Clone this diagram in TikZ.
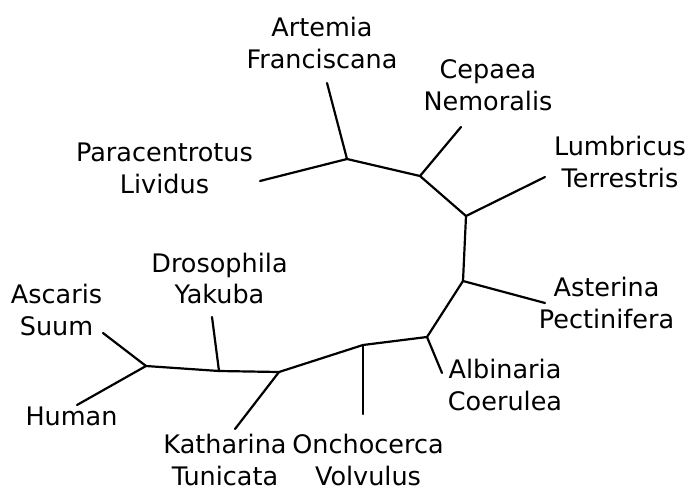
\documentclass[tikz,border=0pt]{standalone}
\usepackage{fontspec}
\setmainfont{DejaVu Sans}
\begin{document}
\begin{tikzpicture}[x=1pt,y=-1pt,
  branch/.style={line width=2.2pt,line cap=round,line join=round},
  taxon/.style={align=center,inner sep=0pt,anchor=base,font=\fontsize{25.5}{31.5}\selectfont}]
\useasboundingbox (0,0) rectangle (692,487);
% internal vertices
\coordinate (A) at (146,366);
\coordinate (B) at (219,371);
\coordinate (C) at (279,372);
\coordinate (D) at (363,345);
\coordinate (E) at (427,337);
\coordinate (F) at (463,281);
\coordinate (G) at (466,216);
\coordinate (H) at (420,176);
\coordinate (I) at (347,159);
% leaf ends
\coordinate (asc) at (103,333);
\coordinate (hum) at (77,405);
\coordinate (dro) at (212,317);
\coordinate (kat) at (235,429);
\coordinate (onc) at (363,414);
\coordinate (alb) at (442,373);
\coordinate (ast) at (545,303);
\coordinate (lum) at (545,177);
\coordinate (cep) at (461,127);
\coordinate (art) at (327,83);
\coordinate (par) at (260,181);
% branches
\draw[branch] (A) -- (B) -- (C) -- (D) -- (E) -- (F) -- (G) -- (H) -- (I);
\draw[branch] (A) -- (asc);
\draw[branch] (A) -- (hum);
\draw[branch] (B) -- (dro);
\draw[branch] (C) -- (kat);
\draw[branch] (D) -- (onc);
\draw[branch] (E) -- (alb);
\draw[branch] (F) -- (ast);
\draw[branch] (G) -- (lum);
\draw[branch] (H) -- (cep);
\draw[branch] (I) -- (art);
\draw[branch] (I) -- (par);
% labels (base anchor = baseline of the last line)
\node[taxon] (Lart) at (322,68) {Artemia\\Franciscana};
\node[taxon] (Lcep) at (488,110) {Cepaea\\Nemoralis};
\node[taxon] (Lpar) at (164.5,193) {Paracentrotus\\Lividus};
\node[taxon] (Llum) at (620,187) {Lumbricus\\Terrestris};
\node[taxon] (Ldro) at (219.5,303.5) {Drosophila\\Yakuba};
\node[taxon] (Lasc) at (56.5,335) {Ascaris\\Suum};
\node[taxon] (Last) at (606.5,328) {Asterina\\Pectinifera};
\node[taxon] (Lalb) at (505,410) {Albinaria\\Coerulea};
\node[taxon] (Lhum) at (71.5,425) {Human};
\node[taxon] (Lkat) at (225,485) {Katharina\\Tunicata};
\node[taxon] (Lonc) at (368,485) {Onchocerca\\Volvulus};
\end{tikzpicture}
\end{document}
--------------------------------
Stated task:
Would you return the data exactly as written, without the pictures?

Task solution:
Clone this diagram in TikZ.
\documentclass[tikz,border=0pt]{standalone}
\usepackage{fontspec}
\setmainfont{DejaVu Sans}
\begin{document}
\begin{tikzpicture}[x=1pt,y=-1pt,
  branch/.style={line width=2.2pt,line cap=round,line join=round},
  taxon/.style={align=center,inner sep=0pt,anchor=base,font=\fontsize{25.5}{31.5}\selectfont}]
\useasboundingbox (0,0) rectangle (692,487);
% internal vertices
\coordinate (A) at (146,366);
\coordinate (B) at (219,371);
\coordinate (C) at (279,372);
\coordinate (D) at (363,345);
\coordinate (E) at (427,337);
\coordinate (F) at (463,281);
\coordinate (G) at (466,216);
\coordinate (H) at (420,176);
\coordinate (I) at (347,159);
% leaf ends
\coordinate (asc) at (103,333);
\coordinate (hum) at (77,405);
\coordinate (dro) at (212,317);
\coordinate (kat) at (235,429);
\coordinate (onc) at (363,414);
\coordinate (alb) at (442,373);
\coordinate (ast) at (545,303);
\coordinate (lum) at (545,177);
\coordinate (cep) at (461,127);
\coordinate (art) at (327,83);
\coordinate (par) at (260,181);
% branches
\draw[branch] (A) -- (B) -- (C) -- (D) -- (E) -- (F) -- (G) -- (H) -- (I);
\draw[branch] (A) -- (asc);
\draw[branch] (A) -- (hum);
\draw[branch] (B) -- (dro);
\draw[branch] (C) -- (kat);
\draw[branch] (D) -- (onc);
\draw[branch] (E) -- (alb);
\draw[branch] (F) -- (ast);
\draw[branch] (G) -- (lum);
\draw[branch] (H) -- (cep);
\draw[branch] (I) -- (art);
\draw[branch] (I) -- (par);
% labels (base anchor = baseline of the last line)
\node[taxon] (Lart) at (322,68) {Artemia\\Franciscana};
\node[taxon] (Lcep) at (488,110) {Cepaea\\Nemoralis};
\node[taxon] (Lpar) at (164.5,193) {Paracentrotus\\Lividus};
\node[taxon] (Llum) at (620,187) {Lumbricus\\Terrestris};
\node[taxon] (Ldro) at (219.5,303.5) {Drosophila\\Yakuba};
\node[taxon] (Lasc) at (56.5,335) {Ascaris\\Suum};
\node[taxon] (Last) at (606.5,328) {Asterina\\Pectinifera};
\node[taxon] (Lalb) at (505,410) {Albinaria\\Coerulea};
\node[taxon] (Lhum) at (71.5,425) {Human};
\node[taxon] (Lkat) at (225,485) {Katharina\\Tunicata};
\node[taxon] (Lonc) at (368,485) {Onchocerca\\Volvulus};
\end{tikzpicture}
\end{document}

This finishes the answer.